The biannual National Hip-Hop Political Convention first met in 2004 at Newark, N.J., to which Crawford was a founding Chicago LOC delegate. For ‘06, Crawford’s local organization is very resolved on getting the biggest bang for the buck out of showcasing Greater Chicagoland as a world center of hip-hop culture. A key Chicago LOC goal for next year is to generate $10 million in tourism spending during the convention, which will occur during the fourth annual official city observance of Chicago Hip-Hop Heritage Month. Healthy signs that the Chicago LOC can pull that feat off are reflected by more than $1,000 in spending Labor Day weekend at the business expo of the African Festival of Arts’ first Hip-Hop Pavilion that the Chicago LOC organized and hosted in Washington Park on the city’s Southeast Side and some $500 raised during a Chicago LOC-hosted social Sept. 18 at Douglas Park on the city’s West Side.

Another key Chicago LOC goal for the ‘06 convention is to multiply ten times the combined attendance of 3,000 for the Hip-Hop Pavilion, social, and an author-studded Jul. 9 panel discussion of race, politics, and hip-hop at Concept School/Betty Shabazz International Charter School that aired on C-SPAN 2 and C-SPAN.org. The Chicago LOC is already stumping for those expanded numbers with a Money, Power, Respect campaign relying heavily on the Internet and traditional urban street marketing while partnering with public and private sector to offer such potentially irresistible convention events as a b-kid summit, stage drama, and a noncompetitive film festival.

From a hip-hop standpoint, Chicago State University is a logical choice for the ‘06 National Hip-Hop Political Convention beyond the affordability and availability of space on its 161-acre campus boasting unlimited possibilities. As metropolitan Chicago’s oldest public university, founded in 1867 as a teacher training school, CSU boasts a primarily Hip-Hop Generation student population predominately non-white enough for the school to achieve the unofficial designation of an historically black university. Among the student body of 7,250 from around the world are hip-hop producers, rappers, more skilled mic-controllers, and R&B vocalists.

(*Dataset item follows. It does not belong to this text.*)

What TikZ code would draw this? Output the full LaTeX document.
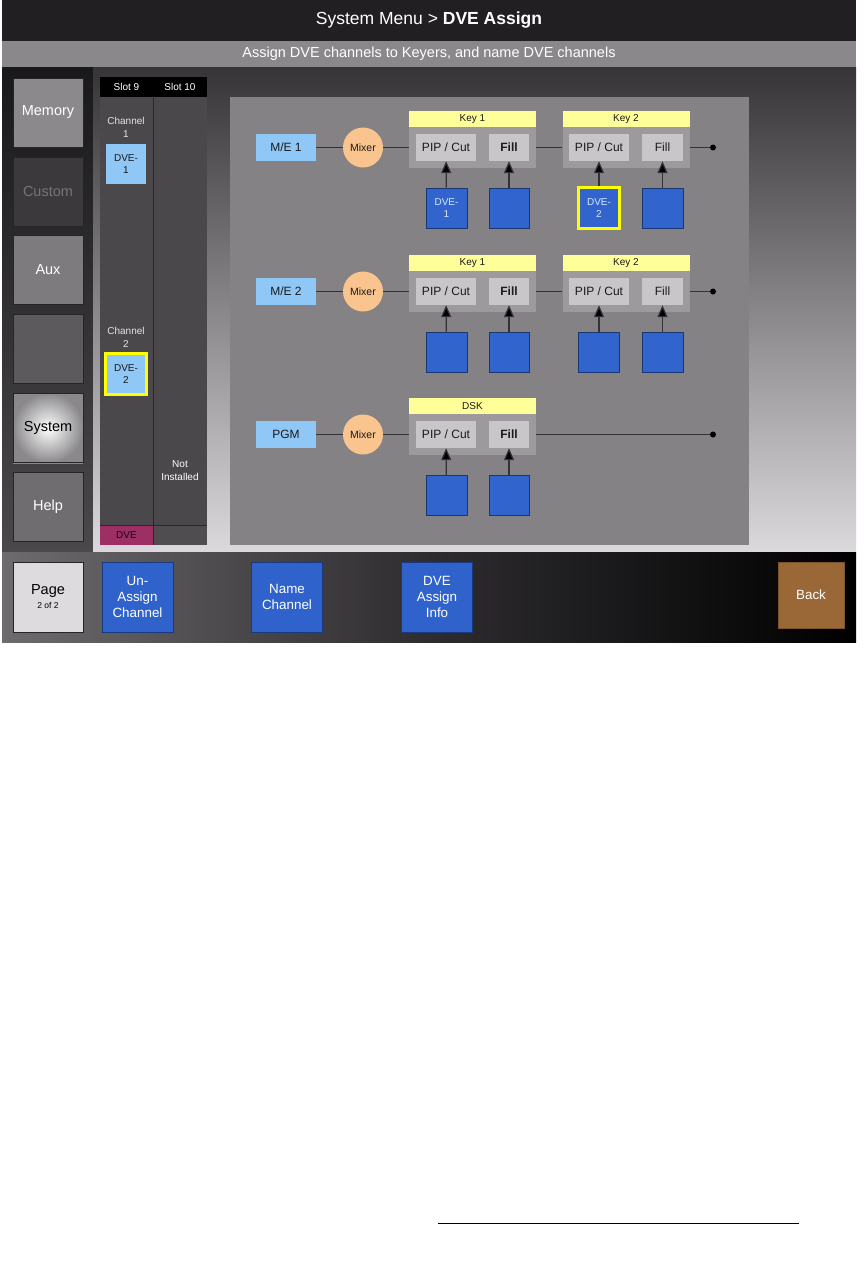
\documentclass[tikz,border=0pt]{standalone}
\usepackage{fontspec}
\setmainfont{Liberation Sans}
\usetikzlibrary{arrows.meta}
\definecolor{titlebg}{HTML}{221F22}
\definecolor{subbg}{HTML}{8B888C}
\definecolor{lcoltop}{HTML}{19181A}
\definecolor{lcolbot}{HTML}{4A484B}
\definecolor{maintop}{HTML}{363437}
\definecolor{mainbot}{HTML}{DCD9DC}
\definecolor{barleft}{HTML}{6D6B6E}
\definecolor{barmid}{HTML}{2E2C2F}
\definecolor{btnborder}{HTML}{262427}
\definecolor{memfill}{HTML}{8C898D}
\definecolor{custfill}{HTML}{3B393C}
\definecolor{custtext}{HTML}{77757A}
\definecolor{auxfill}{HTML}{7E7B7F}
\definecolor{blankfill}{HTML}{5C5A5D}
\definecolor{sysout}{HTML}{8A888B}
\definecolor{helpfill}{HTML}{6F6D70}
\definecolor{pagefill}{HTML}{DDDBDE}
\definecolor{slotfill}{HTML}{4A484B}
\definecolor{slotline}{HTML}{2A282B}
\definecolor{dvemag}{HTML}{9C2F63}
\definecolor{slotbot}{HTML}{4F4D50}
\definecolor{lblue}{HTML}{8FC7F7}
\definecolor{panelfill}{HTML}{858286}
\definecolor{peach}{HTML}{F9C48E}
\definecolor{yel}{HTML}{FFFF99}
\definecolor{grpgray}{HTML}{9D9A9E}
\definecolor{ingray}{HTML}{C8C6C9}
\definecolor{dblue}{HTML}{3165CD}
\definecolor{dborder}{HTML}{1B3570}
\definecolor{hiyel}{HTML}{FFFF00}
\definecolor{txt}{HTML}{1A1A1A}
\definecolor{wire}{HTML}{333333}
\definecolor{bblue}{HTML}{2F63CB}
\definecolor{bbord}{HTML}{1A3A80}
\definecolor{backfill}{HTML}{9A6837}
\definecolor{dvetxt}{HTML}{D8E6FF}
\tikzset{
  sidebtn/.style={draw=btnborder, line width=1pt, inner sep=0pt, minimum width=70pt, minimum height=69pt, text=white, font=\fontsize{14.5}{17}\selectfont},
  botbtn/.style={draw=bbord, line width=1pt, fill=bblue, inner sep=0pt, minimum width=71pt, minimum height=70pt, text=white, align=center, font=\fontsize{13.4}{16}\selectfont},
  slottxt/.style={text=white, align=center, inner sep=0pt, font=\fontsize{10}{13}\selectfont},
  srcbox/.style={fill=lblue, inner sep=0pt, minimum width=60pt, minimum height=27pt, text=txt, font=\fontsize{12}{14}\selectfont},
  mixer/.style={circle, fill=peach, inner sep=0pt, minimum size=40pt, text=txt, font=\fontsize{10.5}{12}\selectfont},
  hdr/.style={fill=yel, inner sep=0pt, minimum width=127pt, minimum height=16pt, text=txt, font=\fontsize{10}{12}\selectfont},
  grp/.style={fill=grpgray, inner sep=0pt, minimum width=127pt, minimum height=41pt},
  inbox/.style={fill=ingray, inner sep=0pt, minimum height=27pt, text=txt, font=\fontsize{12}{14}\selectfont},
  dvebox/.style={fill=dblue, draw=dborder, line width=1pt, inner sep=0pt, minimum width=40pt, minimum height=40pt, text=dvetxt, align=center, font=\fontsize{10}{12}\selectfont},
  hibox/.style={fill=dblue, draw=hiyel, line width=3pt, inner sep=0pt, minimum width=41pt, minimum height=41pt, text=dvetxt, align=center, font=\fontsize{10}{12}\selectfont},
  wireln/.style={draw=wire, line width=1pt},
  arr/.style={draw=wire, line width=1.2pt, -{Triangle[width=10pt,length=12pt,fill=black]}},
  enddot/.style={circle, fill=black, inner sep=0pt, minimum size=6pt}
}
\begin{document}
\begin{tikzpicture}[x=1pt,y=-1pt]
\useasboundingbox (0,0) rectangle (864,1269);
\fill[white] (0,0) rectangle (864,1269);
% --- screen frame ---
\fill[titlebg] (2,0) rectangle (856,41);
\node[text=white, font=\fontsize{17.5}{20}\selectfont] (title) at (429,20) {System Menu > \textbf{DVE Assign}};
\fill[subbg] (2,41) rectangle (856,67);
\node[text=white, font=\fontsize{14.5}{17}\selectfont] (subtitle) at (429,54) {Assign DVE channels to Keyers, and name DVE channels};
\shade[top color=lcoltop, bottom color=lcolbot] (2,67) rectangle (93,552);
\shade[top color=maintop, bottom color=mainbot] (93,67) rectangle (856,552);
\shade[left color=barleft, right color=black, middle color=barmid] (2,552) rectangle (856,642);
% --- side buttons ---
\node[sidebtn, fill=memfill] (memory) at (48,112.5) {Memory};
\node[sidebtn, fill=custfill, text=custtext] (custom) at (48,191.5) {Custom};
\node[sidebtn, fill=auxfill] (aux) at (48,270) {Aux};
\node[sidebtn, fill=blankfill] (blank) at (48,349) {};
\shade[inner color=white, outer color=sysout] (13,393) rectangle (83,463);
\node[sidebtn, text=black] (system) at (48,428) {System};
\node[sidebtn, fill=helpfill] (help) at (48,507) {Help};
\node[sidebtn, fill=pagefill, text=black, align=center, minimum height=70pt] (page) at (48,597) {Page\\[-3pt]{\fontsize{8.5}{10}\selectfont 2 of 2}};
% --- slot panel ---
\fill[black] (100,77) rectangle (207,97);
\node[slottxt] (slot9) at (126.5,87) {Slot 9};
\node[slottxt] (slot10) at (180,87) {Slot 10};
\fill[slotfill] (100,97) rectangle (207,525);
\fill[dvemag] (100,525) rectangle (153,545);
\fill[slotbot] (153,525) rectangle (207,545);
\draw[slotline, line width=1pt] (153,97) -- (153,545);
\draw[slotline, line width=1pt] (100,525) -- (207,525);
\node[slottxt, text=black!85!dvemag] (dvelbl) at (126.5,535.5) {DVE};
\node[slottxt, text=white!90!black] (ch1) at (126,127.5) {Channel\\1};
\node[fill=lblue, inner sep=0pt, minimum width=40pt, minimum height=40pt, text=txt, align=center, font=\fontsize{10}{12}\selectfont] (dve1s) at (126,164) {DVE-\\1};
\node[slottxt, text=white!90!black] (ch2) at (126,337.5) {Channel\\2};
\node[fill=lblue, draw=hiyel, line width=3pt, inner sep=0pt, minimum width=41pt, minimum height=41pt, text=txt, align=center, font=\fontsize{10}{12}\selectfont] (dve2s) at (126,374) {DVE-\\2};
\node[slottxt] (notinst) at (180,471) {Not\\Installed};
% --- diagram panel ---
\fill[panelfill] (230,97) rectangle (749,545);
% Row 1
\node[srcbox] (me1) at (286,147.5) {M/E 1};
\node[mixer] (mix1) at (363,147.5) {Mixer};
\node[grp] (g11) at (472.5,147.5) {};
\node[hdr] (h11) at (472.5,119) {Key 1};
\node[inbox, minimum width=60pt] (p11) at (446,147.5) {PIP / Cut};
\node[inbox, minimum width=40pt] (f11) at (509,147.5) {\bfseries Fill};
\node[grp] (g12) at (626,147.5) {};
\node[hdr] (h12) at (626,119) {Key 2};
\node[inbox, minimum width=60pt] (p12) at (599,147.5) {PIP / Cut};
\node[inbox, minimum width=41pt] (f12) at (662.5,147.5) {Fill};
\node[enddot] (d1) at (713,147.5) {};
\node[dvebox, minimum width=41pt] (s11) at (446.5,208) {DVE-\\1};
\node[dvebox] (s12) at (509,208) {};
\node[hibox] (s13) at (599,208) {DVE-\\2};
\node[dvebox, minimum width=41pt] (s14) at (662.5,208) {};
\draw[wireln] (me1) -- (mix1);
\draw[wireln] (mix1) -- (g11);
\draw[wireln] (g11) -- (g12);
\draw[wireln] (g12) -- (d1);
\draw[arr] (s11) -- (p11);
\draw[arr] (s12) -- (f11);
\draw[arr] (s13) -- (p12);
\draw[arr] (s14) -- (f12);
% Row 2
\node[srcbox] (me2) at (286,291.5) {M/E 2};
\node[mixer] (mix2) at (363,291.5) {Mixer};
\node[grp] (g21) at (472.5,291.5) {};
\node[hdr] (h21) at (472.5,263) {Key 1};
\node[inbox, minimum width=60pt] (p21) at (446,291.5) {PIP / Cut};
\node[inbox, minimum width=40pt] (f21) at (509,291.5) {\bfseries Fill};
\node[grp] (g22) at (626,291.5) {};
\node[hdr] (h22) at (626,263) {Key 2};
\node[inbox, minimum width=60pt] (p22) at (599,291.5) {PIP / Cut};
\node[inbox, minimum width=41pt] (f22) at (662.5,291.5) {Fill};
\node[enddot] (d2) at (713,291.5) {};
\node[dvebox, minimum width=41pt] (s21) at (446.5,352) {};
\node[dvebox] (s22) at (509,352) {};
\node[dvebox, minimum width=41pt] (s23) at (599,352) {};
\node[dvebox, minimum width=41pt] (s24) at (662.5,352) {};
\draw[wireln] (me2) -- (mix2);
\draw[wireln] (mix2) -- (g21);
\draw[wireln] (g21) -- (g22);
\draw[wireln] (g22) -- (d2);
\draw[arr] (s21) -- (p21);
\draw[arr] (s22) -- (f21);
\draw[arr] (s23) -- (p22);
\draw[arr] (s24) -- (f22);
% Row 3
\node[srcbox] (pgm) at (286,434.5) {PGM};
\node[mixer] (mix3) at (363,434.5) {Mixer};
\node[grp] (g31) at (472.5,434.5) {};
\node[hdr] (h31) at (472.5,406) {DSK};
\node[inbox, minimum width=60pt] (p31) at (446,434.5) {PIP / Cut};
\node[inbox, minimum width=40pt] (f31) at (509,434.5) {\bfseries Fill};
\node[enddot] (d3) at (713,434.5) {};
\node[dvebox, minimum width=41pt] (s31) at (446.5,495.5) {};
\node[dvebox] (s32) at (509,495.5) {};
\draw[wireln] (pgm) -- (mix3);
\draw[wireln] (mix3) -- (g31);
\draw[wireln, line width=1.6pt] (g31) -- (d3);
\draw[arr] (s31) -- (p31);
\draw[arr] (s32) -- (f31);
% --- bottom buttons ---
\node[botbtn] (unassign) at (137.5,597) {Un-\\Assign\\Channel};
\node[botbtn] (namech) at (287,597) {Name\\Channel};
\node[botbtn] (dveinfo) at (437,597) {DVE\\Assign\\Info};
\node[botbtn, fill=backfill, draw=backfill!80!black, minimum width=66pt, minimum height=66pt] (back) at (811,595) {Back};
% --- footer rule ---
\coordinate (ruleL) at (438,1223);
\coordinate (ruleR) at (799,1223);
\draw[black, line width=1pt] (ruleL) -- (ruleR);
\end{tikzpicture}
\end{document}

Toward the end of her life, Chicago hip-hop’s grandmom and Illinois poet laureate Gwendolyn Brooks regularly lectured at the CSU. Now her protégé and one of Chicago hip-hop’s lead dads, activist poet and book publisher Haki Madhubuti, runs the Gwendolyn Brooks Center there. The center is the official repository for Brooks’ works.

Several of Chicago’s most notable filmmakers from the so-called Hip-Hop Generation—including Parris Reaves, Deri Tyton, and Coquie Hughes—studied video and film production there. Kanyé West’s mother was also once a member of CSU’s faculty.

If Crawford and the Chicago LOC have their way, the 2006 National Hip-Hop Political Convention will repeat the century old feat from the 1893 World’s Columbian Exposition of establishing Chicago as a Windy City of Broad Shoulders, one long in persuasive world shaping rhetoric and made to be venerably tapped and not butted.